I was looking in a shop window at some drones, wondering what I would use it for if I had one.
Looking on MPB, it would be possible to get one fairly cheaply. The one that struck me was that the number of times that the battery had been charged was always low. It was almost as though they had been used a few times, and then the owners couldn’t think of anything to do with them.
I have one, and I have not used it in a while. Mostly just for fun. It’s my second, and I had the first before they were cool. Now there is quite a bit of rage against them, so I’m not as enthusiastic. Not to mention a healthy paranoia about interfering with low flying air traffic, which was common there along Lake Superior and here during crop dusting season.
I lot of scenic locations I have been to recently ban them explicitly.
This of course should not prevent you from getting one, if the locations you want to film permit them, just look it up first.
As for why they go unused: I would guess because wide angle composition is generally the hardest. Yes, an aerial wide view is fascinating when you see it for the first time, but after a while the novelty wears off and you are basically doing landscape photography/videos, with all the challenges.
You can make great photos and videos with a drone. There is no doubt.
Anyway I hate drones. This has not much to do with the drones itself, it’s more that there are so many idiots around which are using them where ever they want to any extent they want, ignoring that others could be disturbed by this noisy flying objects.
I went to the Faroe Islands some years ago and we did a hike in the middle of nowhere. Which would have been beautiful if there wouldn’t have been this idiot which we already saw when we parked our car. He had a big rucksack with two drones and a lot of equipment. And instead of doing a walk to explore the nature. He used his drones instead.
He got on our nerves for nearly two hours. And we were really pissed that there was all the time a horribly buzzing drone around us so that we couldn’t enjoy this beautiful nature and the silence it usually brings with it.
It wouldn’t have been a problem if that had been just for ten or fifteen minutes, but we were accompanied by his drones on the first third of our hike.
And it can get even worse if you have such a flying object around your house, where you get actively filmed. A friend of me had to endure that for some time. It was a neighbour of her, and even so she told him a few times he should stop it, he ignored her. And he stopped only when he was convicted by court. He even ignored that the police visited him a few times.
I got a dji mini 2 pro a couple of years ago, and I am very disappointed with the image quality. I got it for photography, as I am not that much into video. I have seen a lot of great photos shot with this device online, but I was not even close to reproduce the (technical) quality of these, despite being in scenic locations, e.g. in Iceland (only using it where it is allowed, though). Either, my drone’s camera is broken, or it is my processing. Especially, the distortions, color shifts, and vignetting are horrible, but I am not able to solve these with the tools I am using.
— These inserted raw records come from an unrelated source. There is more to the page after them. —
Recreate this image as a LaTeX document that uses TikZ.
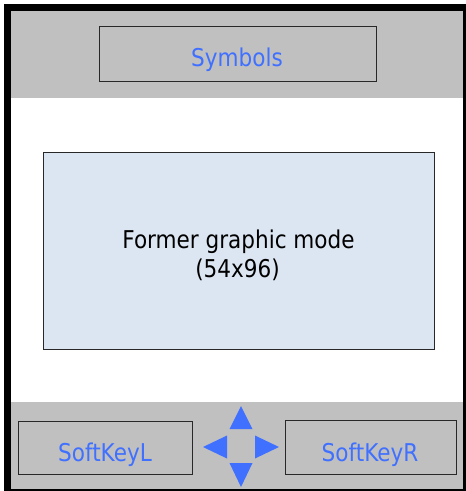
\documentclass[tikz,border=0pt]{standalone}
\usepackage{fontspec}
\setmainfont{DejaVu Sans}[FakeStretch=0.88]
\definecolor{panelgrey}{RGB}{192,192,192}
\definecolor{keyblue}{RGB}{64,112,255}
\definecolor{screenblue}{RGB}{220,230,242}
\definecolor{edgegrey}{RGB}{40,40,40}
\begin{document}
\begin{tikzpicture}[x=1pt,y=-1pt,
  panelbox/.style={draw=edgegrey,line width=1.4pt,inner sep=0pt,anchor=north west},
  keylabel/.style={text=keyblue,anchor=base,inner sep=0pt,font=\fontsize{24.5}{30}\selectfont},
  screenlabel/.style={text=black,anchor=base,inner sep=0pt,font=\fontsize{24.5}{30}\selectfont},
  navarrow/.style={fill=keyblue}]
\useasboundingbox (0,0) rectangle (466,491);
% outer device frame and panels
\fill[white] (0,0) rectangle (466,491);
\fill[black] (4,4) rectangle (466,491);
\fill[panelgrey] (11,11) rectangle (463,98);
\fill[white] (11,98) rectangle (463,402);
\fill[panelgrey] (11,402) rectangle (463,489);
% top symbols bar
\node[panelbox,minimum width=277pt,minimum height=55pt] (symbols) at (99,26) {};
\node[keylabel] (symtext) at (237,66) {Symbols};
% central screen area
\node[panelbox,fill=screenblue,minimum width=391pt,minimum height=197pt] (screen) at (43,152) {};
\node[screenlabel] (modetext) at (238.5,248) {Former graphic mode};
\node[screenlabel] (sizetext) at (237.5,277) {(54x96)};
% soft keys
\node[panelbox,minimum width=174pt,minimum height=53pt] (softl) at (18,421) {};
\node[keylabel] (softltext) at (105,461) {SoftKeyL};
\node[panelbox,minimum width=171pt,minimum height=54pt] (softr) at (285,420) {};
\node[keylabel] (softrtext) at (370,461) {SoftKeyR};
% navigation arrows
\fill[navarrow] (241,406) -- (252.5,429) -- (229.5,429) -- cycle;
\fill[navarrow] (241,487) -- (252.5,463) -- (229.5,463) -- cycle;
\fill[navarrow] (203,447) -- (227,435.5) -- (227,458.5) -- cycle;
\fill[navarrow] (279,447) -- (255,435.5) -- (255,458.5) -- cycle;
\end{tikzpicture}
\end{document}
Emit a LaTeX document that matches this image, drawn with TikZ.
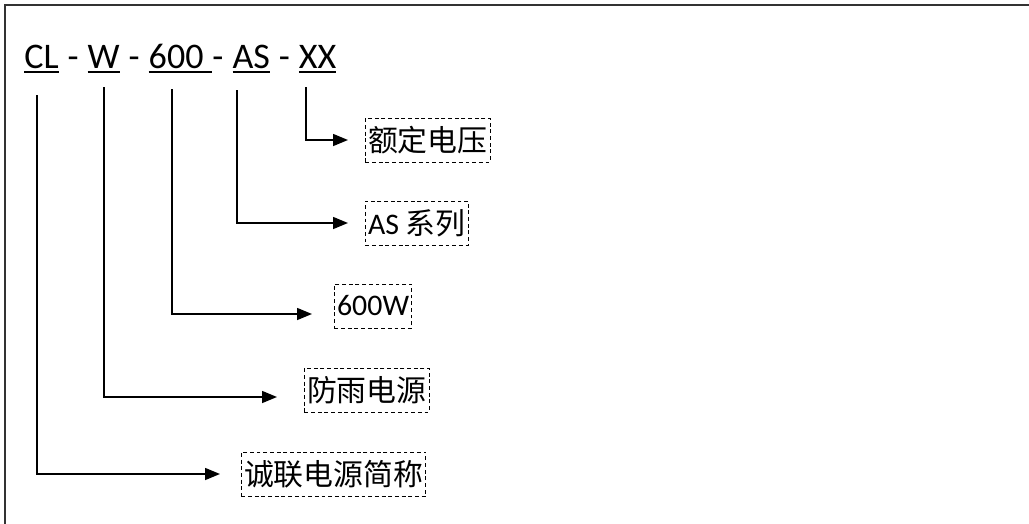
\documentclass[tikz,border=0pt]{standalone}
\usepackage{fontspec}
\setmainfont{Carlito}
\newfontfamily\cjk{Noto Sans CJK SC}
\usetikzlibrary{positioning,arrows.meta}
\newcommand{\gap}{\kern0.23em}
\newcommand{\codeline}[1]{\setbox0\hbox{#1}\rlap{\rule[-2.2pt]{\wd0}{0.8pt}}\box0}
\tikzset{
  frame/.style={draw=black!80, line width=0.85pt},
  part/.style={inner sep=0pt, font=\fontsize{20.5}{24}\selectfont, text height=0.5cm, text depth=0.12cm},
  tagbox/.style={draw, dash pattern=on 2.2pt off 1.6pt, line width=0.5pt, inner xsep=1.5pt, inner ysep=0pt, minimum height=0.88cm, font=\fontsize{17}{20}\selectfont, anchor=west},
  link/.style={-{Triangle[length=0.3cm,width=0.24cm]}, line width=0.85pt},
}

\begin{document}
\begin{tikzpicture}[x=0.02cm, y=-0.02cm]
\useasboundingbox (0,0) rectangle (1029,524);
%Frame
\draw[frame] (5,524) -- (5,5) -- (1029,5);

%Code
\node[part, anchor=base west] (cl) at (24,69) {\codeline{CL}};
\node[part, right=0pt of cl] (s1) {\gap-\gap};
\node[part, right=0pt of s1] (w) {\codeline{W}};
\node[part, right=0pt of w] (s2) {\gap-\gap};
\node[part, right=0pt of s2] (pw) {\codeline{600\gap}};
\node[part, right=0pt of pw] (s3) {-\gap};
\node[part, right=0pt of s3] (as) {\codeline{AS}};
\node[part, right=0pt of as] (s4) {\gap-\gap};
\node[part, right=0pt of s4] (xx) {\codeline{XX}};

%Labels
\node[tagbox] (volt) at (365,140) {\cjk 额定电压};
\node[tagbox] (series) at (365,223) {AS \cjk 系列};
\node[tagbox] (power) at (334,306) {600W};
\node[tagbox] (rain) at (304,390) {\cjk 防雨电源};
\node[tagbox] (brand) at (241,474) {\cjk 诚联电源简称};

%Lines
\coordinate (xx-top) at (306,87);
\coordinate (as-top) at (237,90);
\coordinate (pw-top) at (172,89);
\coordinate (w-top) at (104,87);
\coordinate (cl-top) at (37,95);
\draw[link, shorten >=0.34cm] (xx-top) |- (volt);
\draw[link, shorten >=0.34cm] (as-top) |- (series);
\draw[link, shorten >=0.44cm] (pw-top) |- ([yshift=-0.16cm]power.west);
\draw[link, shorten >=0.54cm] (w-top) |- ([yshift=-0.14cm]rain.west);
\draw[link, shorten >=0.42cm] (cl-top) |- (brand);
\end{tikzpicture}
\end{document}
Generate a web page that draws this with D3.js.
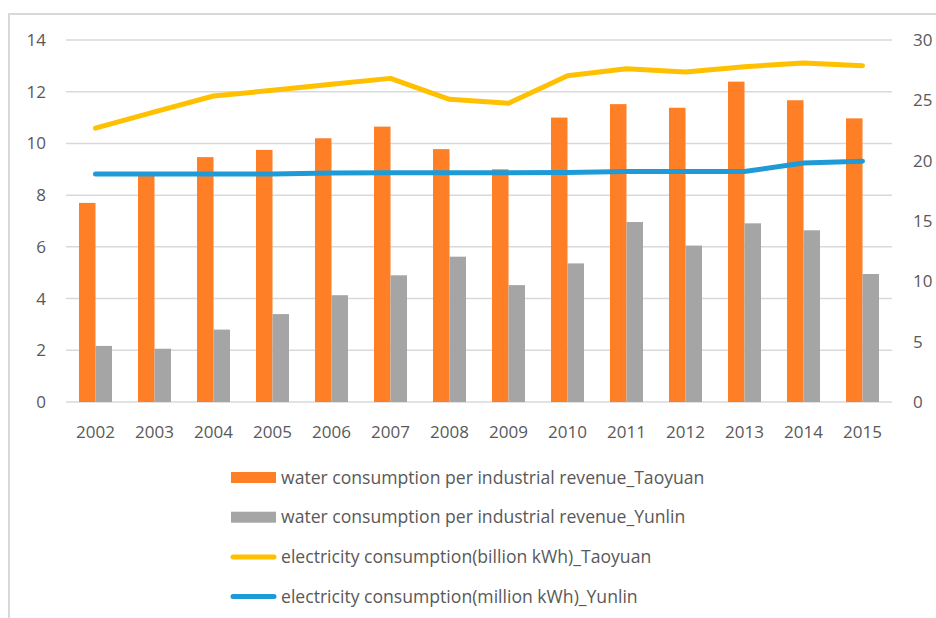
<!DOCTYPE html>
<html>
<head>
<meta charset="utf-8">
<script src="https://cdn.jsdelivr.net/npm/d3@7"></script>
<style>
  body { margin: 0; background: #fff; }
  text { font-family: "Open Sans", "Liberation Sans", sans-serif; fill: #595959; }
</style>
</head>
<body>
<div id="chart"></div>
<script>
var years = ["2002","2003","2004","2005","2006","2007","2008","2009","2010","2011","2012","2013","2014","2015"]
var waterTaoyuan = [7.7, 8.75, 9.47, 9.75, 10.2, 10.65, 9.78, 9.0, 11.0, 11.52, 11.38, 12.39, 11.67, 10.97]
var waterYunlin = [2.17, 2.06, 2.8, 3.4, 4.13, 4.9, 5.62, 4.52, 5.36, 6.96, 6.05, 6.91, 6.64, 4.95]
var elecTaoyuan = [22.7, 24.05, 25.36, 25.83, 26.33, 26.82, 25.08, 24.75, 27.04, 27.62, 27.35, 27.79, 28.09, 27.87]
var elecYunlin = [18.9, 18.9, 18.9, 18.9, 18.98, 19.0, 19.0, 19.0, 19.02, 19.1, 19.1, 19.1, 19.8, 19.95]
var leftTicks = [0, 2, 4, 6, 8, 10, 12, 14]
var rightTicks = [0, 5, 10, 15, 20, 25, 30]
var seriesNames = [
  "water consumption per industrial revenue_Taoyuan",
  "water consumption per industrial revenue_Yunlin",
  "electricity consumption(billion kWh)_Taoyuan",
  "electricity consumption(million kWh)_Yunlin"
]
var colors = ["#ff7f27", "#a5a5a5", "#ffc000", "#1e9bd7"]

var width = 936, height = 618
var plot = {left: 66, right: 892, top: 40, bottom: 402}

var svg = d3.select("#chart").append("svg")
  .attr("width", width)
  .attr("height", height)

// chart frame (only top/left edges fall inside the picture)
svg.append("rect")
  .attr("x", 9).attr("y", 14)
  .attr("width", 940).attr("height", 620)
  .attr("fill", "none")
  .attr("stroke", "#d9d9d9")
  .attr("stroke-width", 2)

var x = d3.scaleBand().domain(years).range([plot.left, plot.right])
var yL = d3.scaleLinear().domain([0, 14]).range([plot.bottom, plot.top])
var yR = d3.scaleLinear().domain([0, 30]).range([plot.bottom, plot.top])

// gridlines
svg.append("g")
  .selectAll("line")
  .data(leftTicks)
  .enter()
  .append("line")
  .attr("x1", plot.left).attr("x2", plot.right)
  .attr("y1", d => yL(d)).attr("y2", d => yL(d))
  .attr("stroke", "#d9d9d9")
  .attr("stroke-width", 1.5)

// left axis labels
svg.append("g")
  .selectAll("text")
  .data(leftTicks)
  .enter()
  .append("text")
  .attr("x", 46)
  .attr("y", d => yL(d))
  .attr("dy", "0.35em")
  .attr("text-anchor", "end")
  .style("font-size", "17px")
  .text(d => d)

// right axis labels
svg.append("g")
  .selectAll("text")
  .data(rightTicks)
  .enter()
  .append("text")
  .attr("x", 913)
  .attr("y", d => yR(d))
  .attr("dy", "0.35em")
  .attr("text-anchor", "start")
  .style("font-size", "17px")
  .text(d => d)

// x axis labels
svg.append("g")
  .selectAll("text")
  .data(years)
  .enter()
  .append("text")
  .attr("x", d => x(d) + x.bandwidth() / 2)
  .attr("y", 438)
  .attr("text-anchor", "middle")
  .style("font-size", "17px")
  .text(d => d)

var barW = 16.5

svg.append("g")
  .selectAll("rect")
  .data(waterTaoyuan)
  .enter()
  .append("rect")
  .attr("x", (d, i) => x(years[i]) + x.bandwidth() / 2 - barW)
  .attr("y", d => yL(d))
  .attr("width", barW)
  .attr("height", d => yL(0) - yL(d))
  .attr("fill", colors[0])

svg.append("g")
  .selectAll("rect")
  .data(waterYunlin)
  .enter()
  .append("rect")
  .attr("x", (d, i) => x(years[i]) + x.bandwidth() / 2)
  .attr("y", d => yL(d))
  .attr("width", barW)
  .attr("height", d => yL(0) - yL(d))
  .attr("fill", colors[1])

var line = d3.line()
  .x((d, i) => x(years[i]) + x.bandwidth() / 2)
  .y(d => yR(d))

svg.append("path")
  .datum(elecTaoyuan)
  .attr("d", line)
  .attr("fill", "none")
  .attr("stroke", colors[2])
  .attr("stroke-width", 5)
  .attr("stroke-linecap", "round")
  .attr("stroke-linejoin", "round")

svg.append("path")
  .datum(elecYunlin)
  .attr("d", line)
  .attr("fill", "none")
  .attr("stroke", colors[3])
  .attr("stroke-width", 5)
  .attr("stroke-linecap", "round")
  .attr("stroke-linejoin", "round")

// legend
var legend = svg.append("g")
  .selectAll("g")
  .data(seriesNames)
  .enter()
  .append("g")
  .attr("transform", (d, i) => `translate(231, ${477.5 + i * 39.7})`)

legend.each(function(d, i) {
  var g = d3.select(this)
  if (i < 2) {
    g.append("rect")
      .attr("x", 0).attr("y", -5.5)
      .attr("width", 45).attr("height", 11)
      .attr("fill", colors[i])
  } else {
    g.append("line")
      .attr("x1", 2).attr("x2", 43)
      .attr("y1", 0).attr("y2", 0)
      .attr("stroke", colors[i])
      .attr("stroke-width", 5)
      .attr("stroke-linecap", "round")
  }
  g.append("text")
    .attr("x", 50)
    .attr("dy", "0.35em")
    .style("font-size", "17.6px")
    .text(d)
})
</script>
</body>
</html>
Maybe it becomes better by using a proprietary tool chain which implements all the dng spec processing that resolves these issues automatically, but I am not willing to do so. So be aware that the support from free/libre/open source software side might be limited. Therefore, I use it only for roof inspections of the house these days.
Stephen Shore, the “new topographics” art photographer, published a drone-based book. Flicking through online, it looks more like aerial survey photos of human activities within the landscape and the occasional more traditional landscape shot that just gives a bit of height rather than the helicopter’s eye view you often see. I guess this is more interesting than straightforward countryside shots but then you may need to get permission in some cases.
Maybe there are other ways to use a drone, to get just a bit of height, like the way large format photographers of old would stand on the back of a truck (or landscape photographers use a stepladder). Richard Misrach’s Border Cantos (not using a drone) has some of that feel.
That’s similar to how I think of dogs. It’s not the dogs themselves that I dislike, but their arrogant owners is what gets me. However nicely you tell them that they’re doing something wrong, they will often turn it against you.
Now that I think about it, that’s what happens in general, in any situation. Tell someone they’re doing something that’s not allowed and you’re suddenly the wrong one.